На другой день ко мне пришли на свидание родные - семейные. Я шёл, опять-таки не понимая, кто и зачем пришёл, зачем меня тревожат. Никакой радости я не испытывал. Я встретился и поздоровался с ними холодно, не знал, о чём с ними разговаривать, и не был недоволен, когда свидание наше прекратили. И только придя со свидания к себе в камеру, оставшись наедине с собою, я стал мало-помалу приходить в себя, правильнее оценивать происшедшее, вспоминать лица и разговор на свидании. Я виделся и говорил с дорогими мне лицами, но душой и мыслями был я не с ними... Не так я вёл себя во время второго свидания, бывшего у меня в этот же день. Часа 2-3 спустя после первого, тоже с детьми, другими. Когда меня вызвали на свидание, я прежде всего увидел, что одежда моя очень рваная и истрёпанная, и я постарался прикрыть её рясой; в первое свидание я этой изношенности одежды не замечал. Я был рад и доволен, что пришли дети на свидание, и мне хотелось с ними долго, долго говорить. С этого второго свидания я пришёл уже другим человеком, как бы выздоравливающим к новой жизни. Я был рад и восторженно стал думать о предстоящей мне, хотя и через пять лет, свободной трудовой жизни.
Священномученик Михаил Чельцов - сын сельского священника Рязанской губернии, закончил Рязанскую Духовную семинарию и Казанскую Духовную Академию. Преподавал в Калужской Духовной семинарии, заведовал миссионерскими курсами, преподавал историю и обличение русского раскола и старообрядчества. С 1899 года был назначен на должность «противораскольнического миссионера» в СПб Духовной семинарии. В 1918 году протоиерей Михаил Чельцов уже был профессором Богословского института в Петрограде, председателем Петроградского епархиального совета, с 1918 по 1920 год - настоятелем Троицкого собора на Измайловском пр.

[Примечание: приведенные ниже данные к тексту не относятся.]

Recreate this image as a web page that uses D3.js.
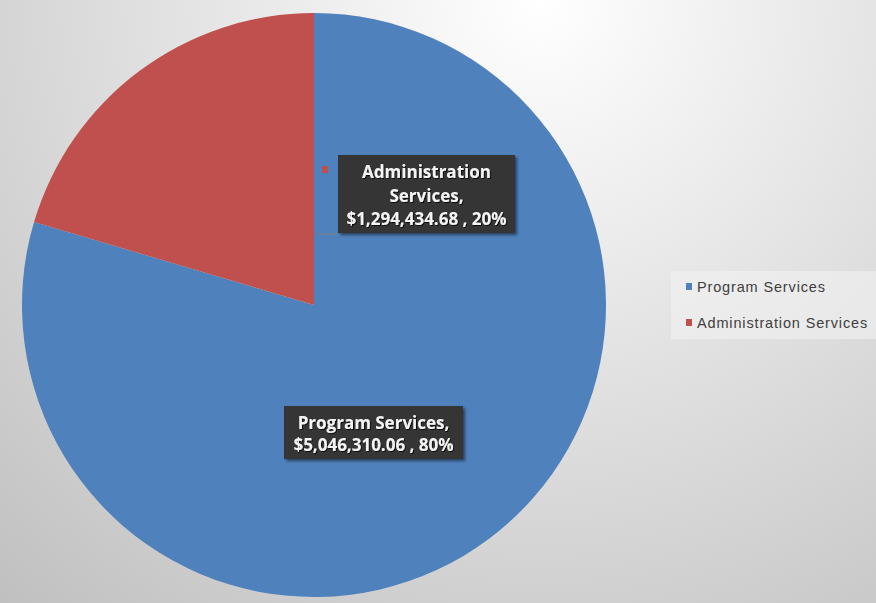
<!DOCTYPE html>
<html>
<head>
<meta charset="utf-8">
<script src="https://cdn.jsdelivr.net/npm/d3@7"></script>
<style>
  html, body { margin: 0; padding: 0; }
  svg { display: block; }
</style>
</head>
<body>
<svg id="chart" width="876" height="603"></svg>
<script>
// data
var categories = ["Program Services", "Administration Services"];
var values = [5046310.06, 1294434.68];
var percentLabels = ["80%", "20%"];
var colors = ["#4f81bd", "#c0504d"];

var W = 876, H = 603;
var cx = 314, cy = 305, radius = 292;

var svg = d3.select("#chart");
var defs = svg.append("defs");

// background gradient
var bg = defs.append("radialGradient")
    .attr("id", "bg")
    .attr("gradientUnits", "userSpaceOnUse")
    .attr("cx", 540).attr("cy", 0).attr("r", 820);
bg.append("stop").attr("offset", "0").attr("stop-color", "#ffffff");
bg.append("stop").attr("offset", "1").attr("stop-color", "#bfbfbf");

var shadow = defs.append("filter").attr("id", "shadow")
    .attr("x", "-10%").attr("y", "-10%").attr("width", "125%").attr("height", "130%");
shadow.append("feDropShadow")
    .attr("dx", 2).attr("dy", 2).attr("stdDeviation", 1.5)
    .attr("flood-color", "#000").attr("flood-opacity", 0.5);

var textShadow = defs.append("filter").attr("id", "tshadow");
textShadow.append("feDropShadow")
    .attr("dx", 1).attr("dy", 1).attr("stdDeviation", 0.6)
    .attr("flood-color", "#000").attr("flood-opacity", 0.8);

svg.append("rect")
    .attr("width", W).attr("height", H)
    .attr("fill", "url(#bg)");

// pie
var pie = d3.pie().sort(null).value(function (d) { return d.value; });
var arc = d3.arc().innerRadius(0).outerRadius(radius);

var data = categories.map(function (c, i) {
    return { name: c, value: values[i], pct: percentLabels[i], color: colors[i] };
});

var g = svg.append("g").attr("transform", "translate(" + cx + "," + cy + ")");
g.selectAll("path.slice")
    .data(pie(data))
    .enter().append("path")
    .attr("class", "slice")
    .attr("d", arc)
    .attr("fill", function (d) { return d.data.color; });

// data labels
var fmt = d3.format(",.2f");
var labelFont = "'Open Sans', 'DejaVu Sans', sans-serif";

function drawLabel(lines, x, y, w, h, lineH, firstBaseline) {
    var lg = svg.append("g").attr("transform", "translate(" + x + "," + y + ")");
    lg.append("rect")
        .attr("width", w).attr("height", h)
        .attr("fill", "#363636")
        .attr("filter", "url(#shadow)");
    lg.selectAll("text")
        .data(lines)
        .enter().append("text")
        .attr("x", w / 2)
        .attr("y", function (d, i) { return firstBaseline + i * lineH; })
        .attr("text-anchor", "middle")
        .attr("fill", "#f4f4f4")
        .attr("font-family", labelFont)
        .attr("font-weight", "bold")
        .attr("font-size", 17)
        .attr("filter", "url(#tshadow)")
        .text(function (d) { return d; });
    return lg;
}

// leader line for admin label
svg.append("line")
    .attr("x1", 317).attr("y1", 234)
    .attr("x2", 338).attr("y2", 234)
    .attr("stroke", "#7f7f7f").attr("stroke-width", 1);

// small legend key beside admin label
svg.append("rect")
    .attr("x", 322).attr("y", 166).attr("width", 6).attr("height", 7)
    .attr("fill", colors[1]);

drawLabel(["Administration", "Services,", "$" + fmt(values[1]) + " , " + percentLabels[1]],
    338, 155, 177, 78, 23.5, 23);
drawLabel([categories[0] + ",", "$" + fmt(values[0]) + " , " + percentLabels[0]],
    284, 406, 179, 53, 22, 23);

// legend
var legend = svg.append("g").attr("transform", "translate(671,271)");
legend.append("rect")
    .attr("width", 205).attr("height", 68)
    .attr("fill", "#f2f2f2").attr("opacity", 0.6);
var items = legend.selectAll("g.item")
    .data(data)
    .enter().append("g")
    .attr("class", "item")
    .attr("transform", function (d, i) { return "translate(15," + (15 + i * 36) + ")"; });
items.append("rect")
    .attr("width", 6).attr("height", 7)
    .attr("y", -3)
    .attr("fill", function (d) { return d.color; });
items.append("text")
    .attr("x", 11)
    .attr("y", 6)
    .attr("fill", "#404040")
    .attr("font-family", "'Liberation Sans', Arial, sans-serif")
    .attr("font-size", 14.5)
    .attr("letter-spacing", 0.85)
    .text(function (d) { return d.name; });
</script>
</body>
</html>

С 1918 по 1930 год отец Михаил подвергался множеству арестов, заключался в тюрьмы: по делу партии кадетов месяц провёл в Крестах, в тюрьме на Гороховой ул. сидел по делу митрополита Вениамина, был арестован по обвинению в «сопротивлении изъятию церковных ценностей», провёл в камере смертников 40 дней, после чего расстрел был заменён двумя годами тюремного заключения с конфискацией имущества. В 1930 году он был арестован по групповому делу, названному его именем, и приговорён к расстрелу с конфискацией имущества. Протоиерей Михаил Чельцов был расстрелян в Ленинграде 7 января 1931 года. В вину о.Михаилу было вменено то, что он, как духовник графини Е.Зарнекау, дочери принца Ольденбургского, отслужил молебен на квартире графини перед её бегством из Советской России. Один из конвойных потом рассказывал вдове о.Михаила: «Ну и старик был, его на смерть ведут, а он тропари Рождеству поёт...».
16 июля 2005 года по представлению СПб епархиальной комиссии по канонизации святых Синод Русской Православной Церкви постановил сопричислить протоиерея Михаила Чельцова к лику святых в чине новомучеников и исповедников российских. Память его отмечается 7 января. А 8 декабря 2011 произошло очень важное, знаковое событие для Свято-Троицкого Измайловского храма: была освящена икона бывшего настоятеля сщмч.Михаила Чельцова.